Tuesday, May 20, 2014

Locke


LOCKE (Steven Wright, 2013)

While the future of the planet often hangs in the balance in action and superhero movies, LOCKE puts one man’s world in jeopardy and is no less tense because of the more intimate scale. Writer-director Steven Knight sets the film almost entirely inside a BMW that Ivan Locke (Tom Hardy) is driving to London for a reason that gradually gets revealed. On the eve of a major job the construction foreman takes off knowing full well that his actions will lead to his firing. Conscientious to a fault, he still plans to talk a co-worker through the steps needed to prepare for the big pour the next morning. Locke also uses the car’s in-dash system to stay in communication with his family and the anxious woman he’s going to see.

Information is scarce at first in LOCKE, so all markers in the situation are fraught with possibilities. Locke is ill and gets choked up telling one of his sons that he loves him. Might he have been poisoned and has just an hour or two to live? Considering the importance of what he’s abandoning, is someone twisting his arm? The answers turn out to be more ordinary than films like this lead us to anticipate. Locke had a one night stand with his lonely 43-year-old assistant Bethan (Olivia Colman) during an out-of-town assignment. She is now in the hospital to give birth to his child two months early and has no one else to turn to, which is why he’s racing to see her and potentially ruining a fifteen-year-old marriage that has produced two sons. Still furious at his own father’s absence and poor example, Locke is compelled to be at the birth and provide the baby with his name.
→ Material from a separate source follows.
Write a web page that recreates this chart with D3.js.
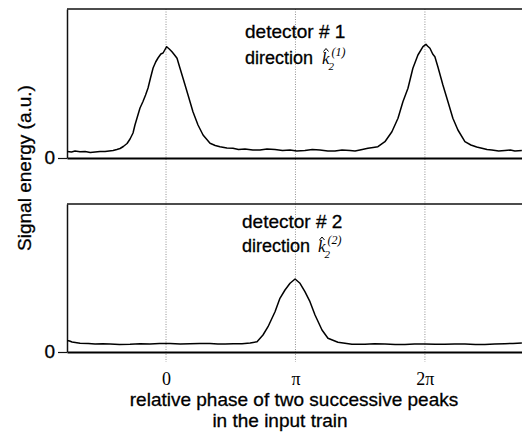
<!DOCTYPE html>
<html>
<head>
<meta charset="utf-8">
<script src="https://cdn.jsdelivr.net/npm/d3@7"></script>
<style>
  body { margin: 0; background: #fff; }
  text { font-family: "Liberation Sans", Arial, sans-serif; }
  .sans { stroke: #000; stroke-width: 0.3; }
  .math { font-family: "Liberation Serif", "Times New Roman", serif; font-style: italic; }
</style>
</head>
<body>
<script>
var w = 522;
var h = 433;

// phase in units of pi, signal in a.u.
var det1Phase = [-0.764, -0.73, -0.703, -0.665, -0.625, -0.585, -0.548, -0.51, -0.471, -0.44, -0.409, -0.38, -0.355, -0.33, -0.301, -0.278, -0.255, -0.24, -0.224, -0.201, -0.178, -0.158, -0.139, -0.12, -0.100, -0.08, -0.062, -0.04, -0.023, 0.005, 0.025, 0.046, 0.066, 0.085, 0.108, 0.147, 0.170, 0.208, 0.247, 0.286, 0.340, 0.38, 0.417, 0.47, 0.517, 0.56, 0.610, 0.67, 0.726, 0.78, 0.842, 0.90, 0.958, 1.01, 1.073, 1.13, 1.189, 1.25, 1.305, 1.36, 1.421, 1.46, 1.498, 1.560, 1.60, 1.637, 1.691, 1.745, 1.792, 1.830, 1.869, 1.907, 1.946, 1.985, 2.008, 2.02, 2.039, 2.06, 2.077, 2.100, 2.139, 2.178, 2.216, 2.255, 2.309, 2.355, 2.40, 2.440, 2.48, 2.517, 2.57, 2.618, 2.66, 2.695, 2.749];
var det1Signal = [0.065, 0.06, 0.07, 0.062, 0.065, 0.055, 0.06, 0.065, 0.065, 0.07, 0.075, 0.085, 0.095, 0.115, 0.145, 0.19, 0.25, 0.33, 0.40, 0.50, 0.565, 0.63, 0.70, 0.80, 0.90, 0.96, 1.00, 1.04, 1.05, 1.113, 1.09, 1.063, 1.03, 0.997, 0.897, 0.73, 0.63, 0.463, 0.33, 0.23, 0.147, 0.125, 0.113, 0.1, 0.097, 0.085, 0.09, 0.08, 0.08, 0.09, 0.085, 0.075, 0.08, 0.07, 0.075, 0.085, 0.08, 0.07, 0.07, 0.08, 0.075, 0.07, 0.08, 0.097, 0.105, 0.113, 0.163, 0.263, 0.397, 0.563, 0.697, 0.897, 1.03, 1.113, 1.137, 1.12, 1.097, 1.04, 1.013, 0.913, 0.73, 0.563, 0.397, 0.28, 0.163, 0.13, 0.11, 0.097, 0.085, 0.08, 0.07, 0.075, 0.08, 0.07, 0.075];

var det2Phase = [-0.764, -0.745, -0.726, -0.664, -0.6, -0.548, -0.49, -0.432, -0.36, -0.278, -0.2, -0.124, -0.05, 0.031, 0.11, 0.185, 0.26, 0.340, 0.40, 0.456, 0.52, 0.587, 0.65, 0.703, 0.749, 0.788, 0.842, 0.880, 0.919, 0.958, 0.997, 1.035, 1.073, 1.112, 1.151, 1.205, 1.251, 1.328, 1.436, 1.537, 1.61, 1.691, 1.77, 1.846, 1.92, 2.000, 2.08, 2.154, 2.23, 2.309, 2.39, 2.463, 2.54, 2.618, 2.68, 2.749];
var det2Signal = [0.115, 0.11, 0.10, 0.087, 0.085, 0.08, 0.083, 0.08, 0.075, 0.077, 0.082, 0.08, 0.085, 0.085, 0.08, 0.083, 0.085, 0.085, 0.08, 0.08, 0.083, 0.083, 0.09, 0.103, 0.17, 0.253, 0.403, 0.537, 0.62, 0.687, 0.73, 0.687, 0.603, 0.503, 0.37, 0.22, 0.137, 0.097, 0.077, 0.077, 0.082, 0.08, 0.075, 0.075, 0.08, 0.08, 0.077, 0.077, 0.08, 0.08, 0.075, 0.075, 0.08, 0.083, 0.085, 0.09];

var xTicks = [0, 1, 2];
var xTickLabels = ["0", "\u03c0", "2\u03c0"];
var panelTitles = ["detector # 1", "detector # 2"];
var panelSup = ["(1)", "(2)"];

var svg = d3.select("body")
  .append("svg")
  .attr("width", w)
  .attr("height", h);

var x = d3.scaleLinear().domain([-0.765, 2.75]).range([67, 522]);
var yTop = d3.scaleLinear().domain([0, 1.49]).range([158, 9]);
var yBot = d3.scaleLinear().domain([0, 1.48]).range([352, 204]);

// dotted guides through both panels
svg.selectAll(".guide")
  .data(xTicks)
  .enter()
  .append("line")
  .attr("x1", function (d) { return x(d); })
  .attr("x2", function (d) { return x(d); })
  .attr("y1", 9)
  .attr("y2", 362)
  .attr("stroke", "#777")
  .attr("stroke-width", 0.8)
  .attr("stroke-dasharray", "1,1.5");

var panels = [
  { y: yTop, px: det1Phase, sig: det1Signal, lx: 245, l1: 37.5, l2: 63.5, kx: 322 },
  { y: yBot, px: det2Phase, sig: det2Signal, lx: 242, l1: 228, l2: 252, kx: 318 }
];

panels.forEach(function (p, k) {
  var y = p.y;
  var y0 = y.range()[0], y1 = y.range()[1];

  // top border
  svg.append("line")
    .attr("x1", 67).attr("x2", w)
    .attr("y1", y1).attr("y2", y1)
    .attr("stroke", "#111").attr("stroke-width", 1.5);

  // left axis with the single 0 tick
  var ya = svg.append("g")
    .attr("transform", "translate(67,0)")
    .call(d3.axisLeft(y).tickValues([0]).tickSize(9).tickSizeOuter(0).tickPadding(3)
      .tickFormat(function () { return "0"; }));
  ya.select(".domain").attr("stroke", "#111").attr("stroke-width", 1.5);
  ya.selectAll(".tick line").attr("stroke", "#111").attr("stroke-width", 1.2);
  ya.selectAll("text")
    .attr("class", "sans")
    .style("font-family", "Liberation Sans, Arial, sans-serif")
    .style("font-size", "19px")
    .attr("fill", "#000")
    .attr("dy", "0.3em");

  // bottom axis line
  var xa = svg.append("g")
    .attr("transform", "translate(0," + y0 + ")")
    .call(d3.axisBottom(x).tickValues(k === 1 ? xTicks : []).tickSize(0).tickSizeOuter(0).tickPadding(20)
      .tickFormat(function (d, i) { return xTickLabels[i]; }));
  xa.select(".domain").attr("stroke", "#000").attr("stroke-width", 2.2);
  xa.selectAll("text")
    .style("font-family", "Liberation Serif, Times New Roman, serif")
    .style("font-size", "18px")
    .attr("fill", "#000");

  // signal trace
  var data = p.px.map(function (v, i) { return [v, p.sig[i]]; });
  var line = d3.line()
    .x(function (d) { return x(d[0]); })
    .y(function (d) { return y(d[1]); });
  svg.append("path")
    .datum(data)
    .attr("d", line)
    .attr("fill", "none")
    .attr("stroke", "#000")
    .attr("stroke-width", 1.5)
    .attr("stroke-linejoin", "round");

  // panel labels
  svg.append("text")
    .attr("class", "sans")
    .attr("x", p.lx).attr("y", p.l1)
    .attr("font-size", 19)
    .text(panelTitles[k]);
  svg.append("text")
    .attr("class", "sans")
    .attr("x", p.lx).attr("y", p.l2)
    .attr("font-size", 18)
    .text("direction");

  // k-hat with sub 2 and superscript
  svg.append("text").attr("class", "math")
    .attr("x", p.kx).attr("y", p.l2)
    .attr("font-size", 17)
    .text("k");
  svg.append("text").attr("class", "math")
    .attr("x", p.kx + 6.5).attr("y", p.l2 + 6)
    .attr("font-size", 11)
    .text("2");
  svg.append("text").attr("class", "math")
    .attr("x", p.kx + 9.5).attr("y", p.l2 - 8)
    .attr("font-size", 12)
    .text(panelSup[k]);
  svg.append("path")
    .attr("d", "M" + (p.kx + 1.5) + "," + (p.l2 - 12) + "l2.5,-3l2.5,3")
    .attr("fill", "none")
    .attr("stroke", "#000")
    .attr("stroke-width", 1);
});

// axis titles
svg.append("text")
  .attr("class", "sans")
  .attr("transform", "translate(31,168) rotate(-90)")
  .attr("text-anchor", "middle")
  .attr("font-size", 19)
  .text("Signal energy (a.u.)");

svg.append("text")
  .attr("class", "sans")
  .attr("x", 294).attr("y", 406)
  .attr("text-anchor", "middle")
  .attr("font-size", 19)
  .text("relative phase of two successive peaks");
svg.append("text")
  .attr("class", "sans")
  .attr("x", 280).attr("y", 427)
  .attr("text-anchor", "middle")
  .attr("font-size", 19)
  .text("in the input train");
</script>
</body>
</html>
With its single, confined setting and Hardy’s face the only one seen on screen, LOCKE runs the risk of being a gimmicky exercise in working with creative limitations. Wright’s decision to have Locke speak with his father as if he’s a ghost along for the ride is a theatrical flourish that doesn’t hit the mark, but otherwise he manages the smallness to the film’s advantage. The car is Locke’s master control room from where everyone he needs to reach is a button away. It’s also an oasis shielding him from the consequences of his choices until he’s off the expressway.
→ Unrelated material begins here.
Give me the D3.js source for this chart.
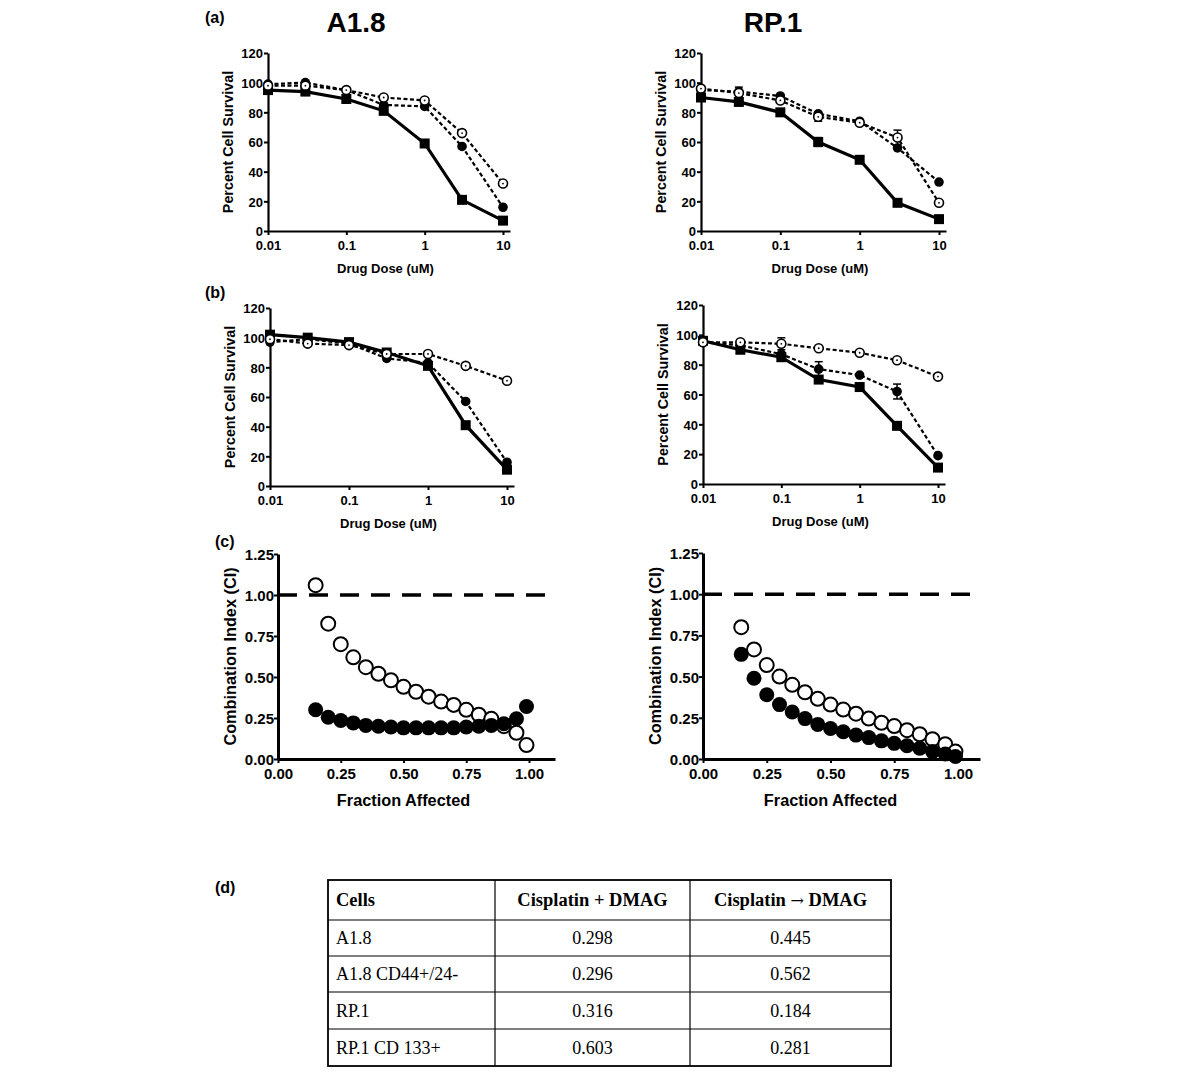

There are only so many camera set-ups available inside and outside the automobile, but Hardy holds attention by making his character hard to read despite having access to his private thoughts and feelings. Locke assesses and acts on his predicament in purely rational terms and sticks to noble and reckless choices. Ironically, this has the effect of making him more unpredictable. His journey remains suspenseful because Locke thinks everything can be solved by following the proper procedures. From phone call to phone call the camera lingers on the only visually present actor as Locke methodically attends to matters at home, the workplace, and the hospital. Hardy’s calmness suggests everything will be all right, yet this faith in doing what he perceives as the right thing, even if it ruins his marriage and career, is contrary to everything else he believes. As a builder he knows that if a foundation fails, everything on it crumbles too. Nevertheless, he’s willing to take that chance with his life. His process is riveting to watch.